Associate Professor  •  Director - Center for Health Ethics, Arts, and Humanities


Gretchen A. Case is Director of the Center for Health Ethics, Arts, and Humanities, an Associate Professor in the Department of Theatre, and an Associate Professor (adjunct) in the Department of Internal Medicine. She received a BA in Speech Communication and History and an MA in Communication Studies from the University of North Carolina at Chapel Hill and a PhD in Performance Studies from the University of California, Berkeley.

Dr. Case's research and teaching interests are best categorized as health humanities (also called medical humanities), an interdisciplinary field that addresses the ways in which the arts and humanities intersect with the medical arts and sciences. Her scholarly projects often combine communication, performance, disability theory, cultures of medicine, oral history, and ethnography. Dr. Case also has more than ten years of experience as a public historian, specializing in histories of science and medicine.

Before joining the University of Utah faculty in 2010, Dr. Case taught undergraduate, graduate, and medical students at UNC-Chapel Hill, UC Berkeley, the UCB-UCSF Joint Medical Program, Florida State University, Northwestern University, and Duke University. At the U, she has taught in the Spencer Fox Eccles School of Medicine and in the Department of Theatre as well as guest lecturing in other schools and colleges.

Along with Dr. Sydney Cheek-O’Donnell, Dr. Case received a Research Art Works grant from the National Endowment for the Arts for a randomized controlled trial to assess the effectiveness of a rehearsal framework to improve the interpersonal communication skills of medical learners. Dr. Case has contributed significantly to projects funded by the National Institutes of Health, the National Endowment for the Humanities, and the NIH-funded Utah Center for Excellence in ELSI Research.

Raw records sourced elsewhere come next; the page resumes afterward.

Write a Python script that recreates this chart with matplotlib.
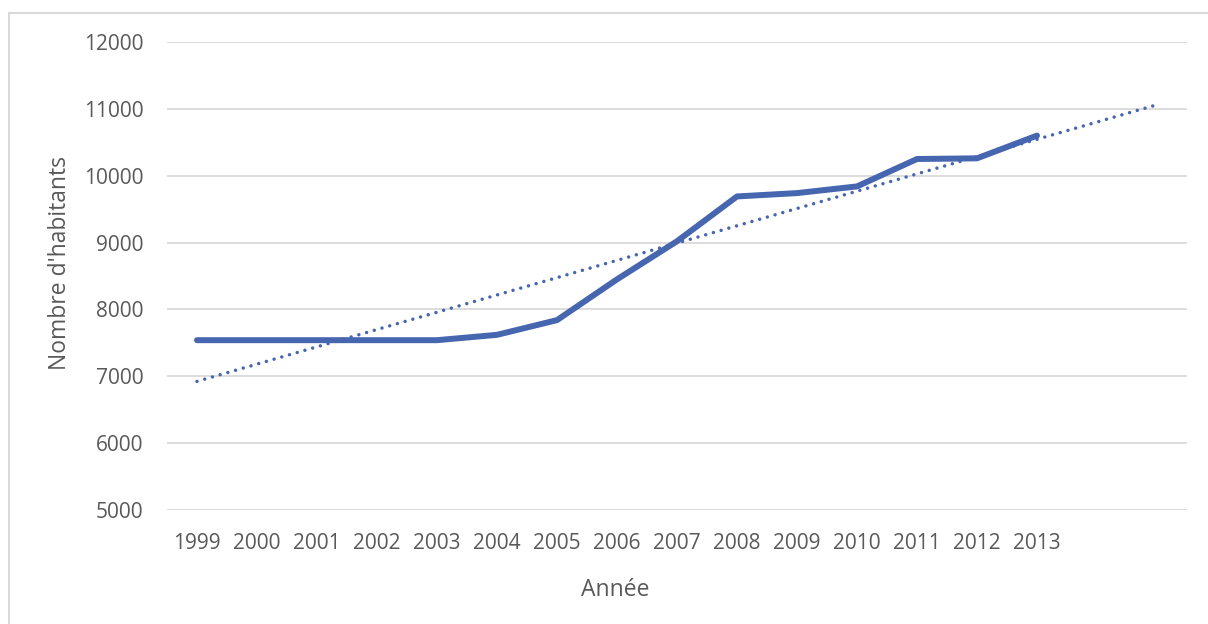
import matplotlib.pyplot as plt
import numpy as np

annees = ['1999', '2000', '2001', '2002', '2003', '2004', '2005', '2006',
          '2007', '2008', '2009', '2010', '2011', '2012', '2013']
habitants = [7540, 7540, 7540, 7540, 7540, 7620, 7840, 8450,
             9020, 9690, 9740, 9840, 10250, 10260, 10600]
periodes_prevision = 2
y_ticks = [5000, 6000, 7000, 8000, 9000, 10000, 11000, 12000]

bleu = '#4666B0'
gris_texte = '#595959'
gris_grille = '#d9d9d9'

plt.rcParams['font.family'] = ['Open Sans', 'DejaVu Sans']

fig = plt.figure(figsize=(12.08, 6.24), dpi=100)
ax = fig.add_axes([167/1208, 1-510/624, (1187-167)/1208, (510-42)/624])

x = np.arange(len(annees))
ax.plot(x, habitants, color=bleu, lw=4.3, solid_capstyle='round',
        solid_joinstyle='round', zorder=3)

# tendance linéaire, prolongée de deux périodes
pente, origine = np.polyfit(x, habitants, 1)
x_tend = np.arange(len(annees) + periodes_prevision)
ax.plot(x_tend, pente*x_tend + origine, color=bleu, lw=2.5,
        linestyle=(0, (0.01, 2.3)), dash_capstyle='round', zorder=2)

ax.set_xlim(-0.5, len(annees) + periodes_prevision - 0.5)
ax.set_ylim(5000, 12000)
ax.set_xticks(x)
ax.set_xticklabels(annees)
ax.set_yticks(y_ticks)
ax.tick_params(length=0, labelsize=15, labelcolor=gris_texte)
ax.tick_params(axis='y', pad=17)
ax.tick_params(axis='x', pad=16.5)
ax.grid(axis='y', color=gris_grille, lw=1.3)
ax.set_axisbelow(True)
for s in ax.spines.values():
    s.set_visible(False)

ax.set_xlabel('Année', fontsize=16.5, color=gris_texte, va='center')
ax.set_ylabel("Nombre d'habitants", fontsize=16.5, color=gris_texte, va='center')
ax.xaxis.set_label_coords(0.439, -0.171)
ax.yaxis.set_label_coords(-0.105, 0.528)

# cadre de la zone de graphique
fig.add_artist(plt.Line2D([8.5/1208, 8.5/1208], [0, 1-12.5/624],
                          color=gris_grille, lw=1.5, transform=fig.transFigure))
fig.add_artist(plt.Line2D([8.5/1208, 1], [1-12.5/624, 1-12.5/624],
                          color=gris_grille, lw=1.5, transform=fig.transFigure))

fig.savefig('out.png', dpi=100)
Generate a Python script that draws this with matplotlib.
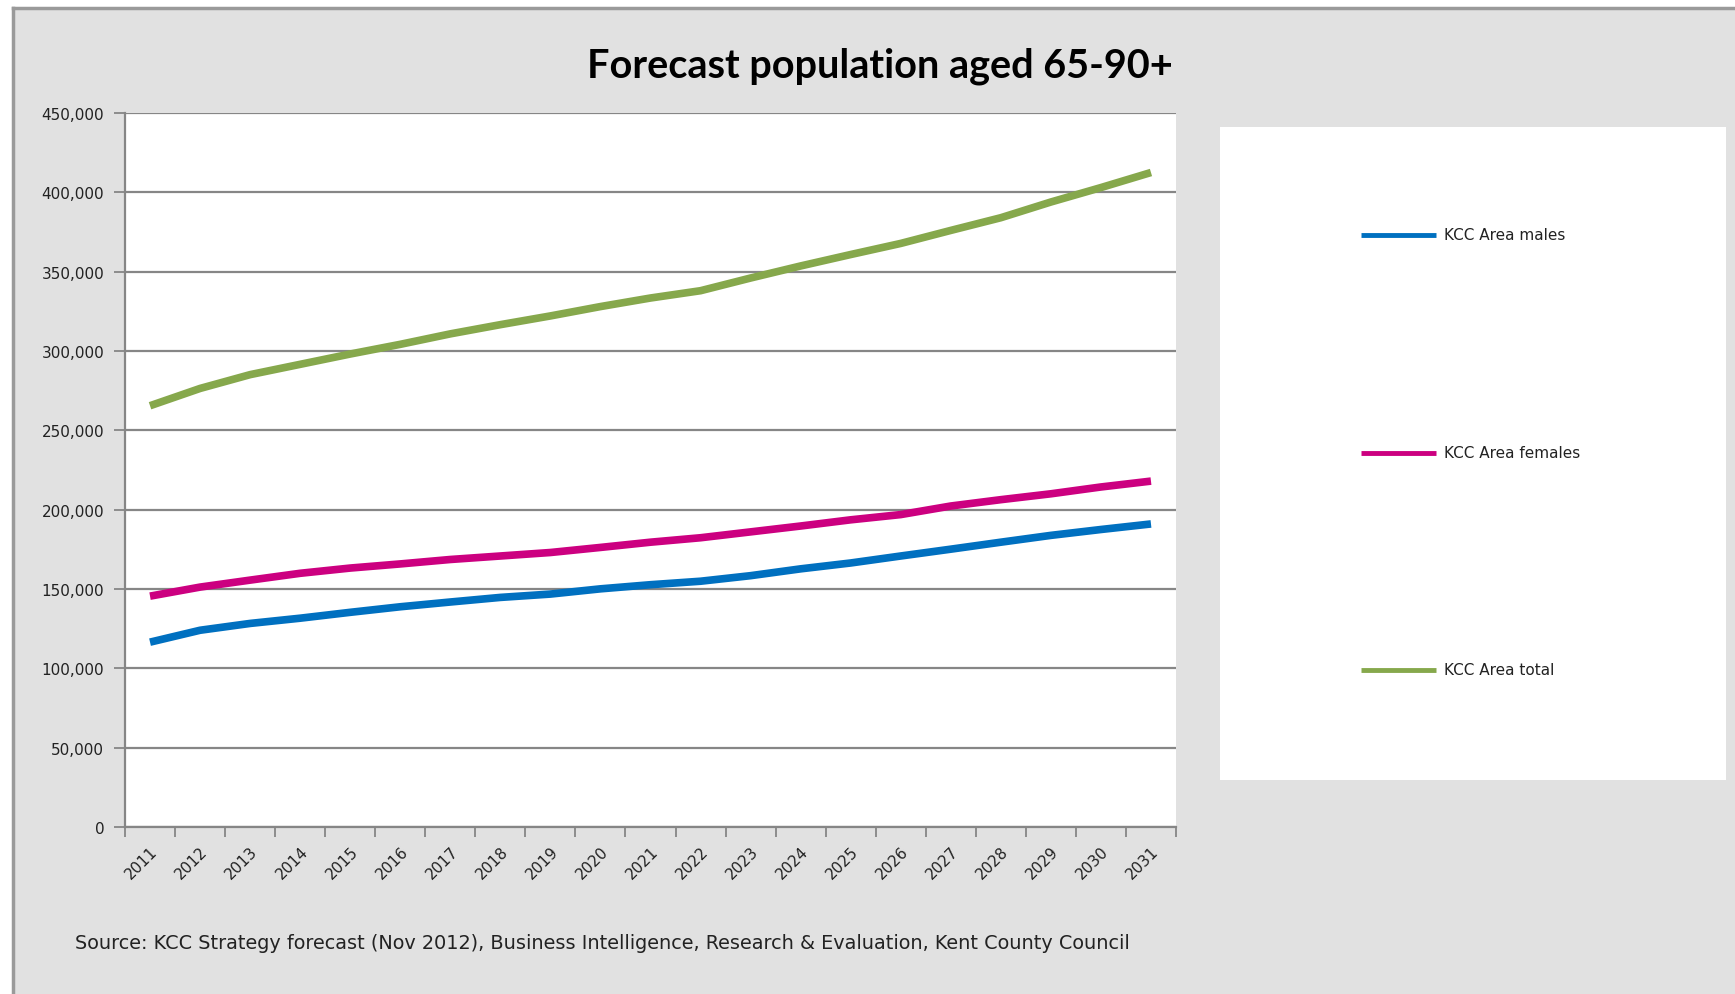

Dr. Case performs and writes for the stage, most recently authoring a short play about retroviruses and scientific innovation as part of a 1U4U grant with Dr. Cheek-O’Donnell and Dr. Saveez Saffarian of the Dept. of Physics. This play, “Emergence,” will premiere at the 12th International Retroviral Symposium in September 2023, directed by Alexandra Harbold of the Dept. of Theatre.